Apache CEO G. Steven Farris. Image courtesy of the U.S. Chamber of Commerce.

Apache has agreed to sell non-core oil and gas assets in Louisiana and the Anadarko Basin for $1.4 billion in two separate transactions to unnamed buyers.

Apache will sell its working interest in 90,000 net acres located in southern Louisiana.

The Louisiana assets are mature fields that currently produce 21,000 barrels of oil equivalent per day net to Apache with gas and natural gas liquids accounting for 62 percent of output.

The Houston-based company will retain its 275,000 mineral acres in south Louisiana.
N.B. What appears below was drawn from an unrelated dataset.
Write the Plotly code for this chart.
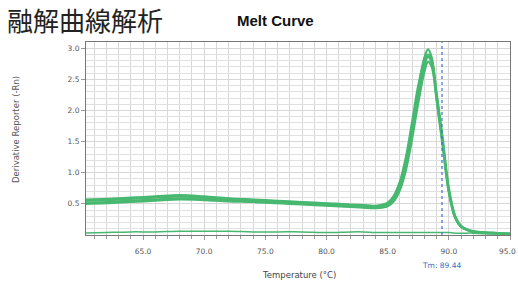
import plotly.graph_objects as go

temps = [60.3, 62, 64, 66, 68, 70, 72, 74, 76, 78, 80, 82, 83, 84, 85, 85.5, 86, 86.5, 87, 87.5,
         88, 88.3, 88.6, 89, 89.5, 90, 90.5, 91, 91.5, 92, 93, 94, 95]

rep1 = [0.55, 0.56, 0.58, 0.60, 0.62, 0.60, 0.58, 0.56, 0.54, 0.52, 0.50, 0.48, 0.47, 0.46, 0.50, 0.60,
        0.82, 1.20, 1.75, 2.35, 2.85, 2.98, 2.85, 2.25, 1.50, 0.72, 0.30, 0.14, 0.09, 0.06, 0.04, 0.03, 0.02]
rep2 = [0.52, 0.53, 0.55, 0.57, 0.59, 0.58, 0.56, 0.54, 0.52, 0.50, 0.48, 0.46, 0.45, 0.44, 0.47, 0.56,
        0.76, 1.10, 1.62, 2.22, 2.72, 2.86, 2.76, 2.20, 1.46, 0.70, 0.29, 0.13, 0.08, 0.05, 0.04, 0.03, 0.02]
rep3 = [0.57, 0.58, 0.60, 0.62, 0.64, 0.62, 0.59, 0.57, 0.55, 0.53, 0.51, 0.49, 0.48, 0.47, 0.52, 0.63,
        0.86, 1.26, 1.82, 2.40, 2.80, 2.90, 2.80, 2.28, 1.55, 0.76, 0.32, 0.15, 0.09, 0.06, 0.04, 0.03, 0.02]
rep4 = [0.50, 0.51, 0.53, 0.55, 0.57, 0.56, 0.54, 0.53, 0.51, 0.49, 0.47, 0.45, 0.44, 0.43, 0.46, 0.54,
        0.72, 1.05, 1.55, 2.12, 2.62, 2.78, 2.70, 2.16, 1.42, 0.68, 0.28, 0.13, 0.08, 0.05, 0.03, 0.02, 0.02]
ntc = [0.03, 0.04, 0.05, 0.05, 0.06, 0.06, 0.06, 0.05, 0.05, 0.05, 0.04, 0.05, 0.05, 0.04, 0.04, 0.04,
       0.04, 0.04, 0.04, 0.04, 0.04, 0.04, 0.04, 0.04, 0.04, 0.04, 0.03, 0.03, 0.03, 0.03, 0.02, 0.02, 0.02]

tm_value = 89.44
x_ticks = [65, 70, 75, 80, 85, 90, 95]
x_tick_labels = ["65.0", "70.0", "75.0", "80.0", "85.0", "90.0", "95.0"]
y_ticks = [0.5, 1.0, 1.5, 2.0, 2.5, 3.0]
y_tick_labels = ["0.5", "1.0", "1.5", "2.0", "2.5", "3.0"]

W, H = 518, 285
L, R, T, B = 86, 8, 42, 50
pw, ph = W - L - R, H - T - B


def px(xp):
    return (xp - L) / pw


def py(yp):
    return (H - B - yp) / ph


green = "rgb(72,184,112)"
fig = go.Figure()
for s in [rep1, rep2, rep3, rep4]:
    fig.add_trace(go.Scatter(x=temps, y=s, mode="lines", line=dict(color=green, width=2.2, shape="spline"),
                             showlegend=False, hoverinfo="skip"))
fig.add_trace(go.Scatter(x=temps, y=ntc, mode="lines", line=dict(color=green, width=1.5, shape="spline"),
                         showlegend=False, hoverinfo="skip"))

fig.add_shape(type="line", x0=tm_value, x1=tm_value, y0=0, y1=1, yref="paper",
              line=dict(color="rgb(60,110,210)", width=1.2, dash="dot"))

fig.add_annotation(x=tm_value, y=py(265), yref="paper", text=f"Tm: {tm_value:.2f}", showarrow=False,
                   yanchor="middle", font=dict(family="DejaVu Sans", size=7.5, color="rgb(60,110,200)"))

# last x tick label sits at the right edge of the figure
fig.add_annotation(x=px(518), y=py(251), xref="paper", yref="paper", xanchor="right", yanchor="middle",
                   text=x_tick_labels[-1], showarrow=False,
                   font=dict(family="DejaVu Sans", size=7.5, color="#555"))

fig.add_annotation(x=px(299), y=py(275), xref="paper", yref="paper", yanchor="middle",
                   text="Temperature (°C)", showarrow=False,
                   font=dict(family="DejaVu Sans", size=8.5, color="#444"))

fig.add_annotation(x=px(16), y=py(130), xref="paper", yref="paper", xanchor="center", yanchor="middle",
                   text="Derivative Reporter (-Rn)", textangle=-90, showarrow=False,
                   font=dict(family="DejaVu Sans", size=8.5, color="#555"))

fig.add_annotation(x=px(5), y=py(-1), xref="paper", yref="paper", xanchor="left", yanchor="top",
                   text="融解曲線解析", showarrow=False,
                   font=dict(family="Noto Sans CJK JP", size=26, color="#222"))

fig.add_annotation(x=px(275), y=py(20), xref="paper", yref="paper", xanchor="center", yanchor="middle",
                   text="<b>Melt Curve</b>", showarrow=False,
                   font=dict(family="Liberation Sans", size=15, color="#111"))

fig.update_layout(
    width=W, height=H,
    margin=dict(l=L, r=R, t=T, b=B),
    paper_bgcolor="white", plot_bgcolor="white",
    font=dict(family="DejaVu Sans", size=7.5, color="#555"),
)
fig.update_xaxes(range=[60.34, 95], tickvals=x_ticks, ticktext=x_tick_labels[:-1] + [""],
                 showgrid=True, gridcolor="rgb(215,215,215)", gridwidth=1, automargin=False,
                 minor=dict(dtick=1, showgrid=True, gridcolor="rgb(215,215,215)", ticks="outside", ticklen=3,
                            tickcolor="#999"),
                 ticks="outside", ticklen=4, tickcolor="#999", ticklabelstandoff=5,
                 showline=True, linecolor="#777", linewidth=1, mirror=True, zeroline=False)
fig.update_yaxes(range=[0, 3.1], tickvals=y_ticks, ticktext=y_tick_labels,
                 showgrid=True, gridcolor="rgb(215,215,215)", gridwidth=1, automargin=False,
                 minor=dict(dtick=0.1, showgrid=True, gridcolor="rgb(225,225,225)"),
                 ticks="outside", ticklen=4, tickcolor="#999",
                 showline=True, linecolor="#777", linewidth=1, mirror=True, zeroline=False)

fig.write_html("out.html", config={"displayModeBar": False},
               post_script="document.body.style.margin='0';document.body.style.overflow='hidden';")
In a separate transaction, Apache agreed to sell about 115,000 net acres in a portion of its Stiles Ranch field in Wheeler County, Texas, and in its Mocane-Laverne and Verden fields in western Oklahoma.

All three fields are located in the Anadarko Basin.

Net production from these properties averaged 26,000 barrels of oil equivalent per day during the third quarter, with gas and natural gas liquids making up 83 percent of production.

Proceeds from the sales will primarily be used to fund Apache’s 2014 leasehold acquisition program.

Both transactions are expected to close during the fourth quarter of 2014.

“We have made great progress in strategically positioning our North American onshore portfolio for high growth and high returns. We continue to focus on growing liquids production from our deep inventory of North American resource locations,” Apache CEO G. Steven Farris said.

RBC Richardson Barr acted as the financial adviser on the southern Louisiana transaction and Wells Fargo Securities acted as the financial adviser on the Anadarko Basin transaction.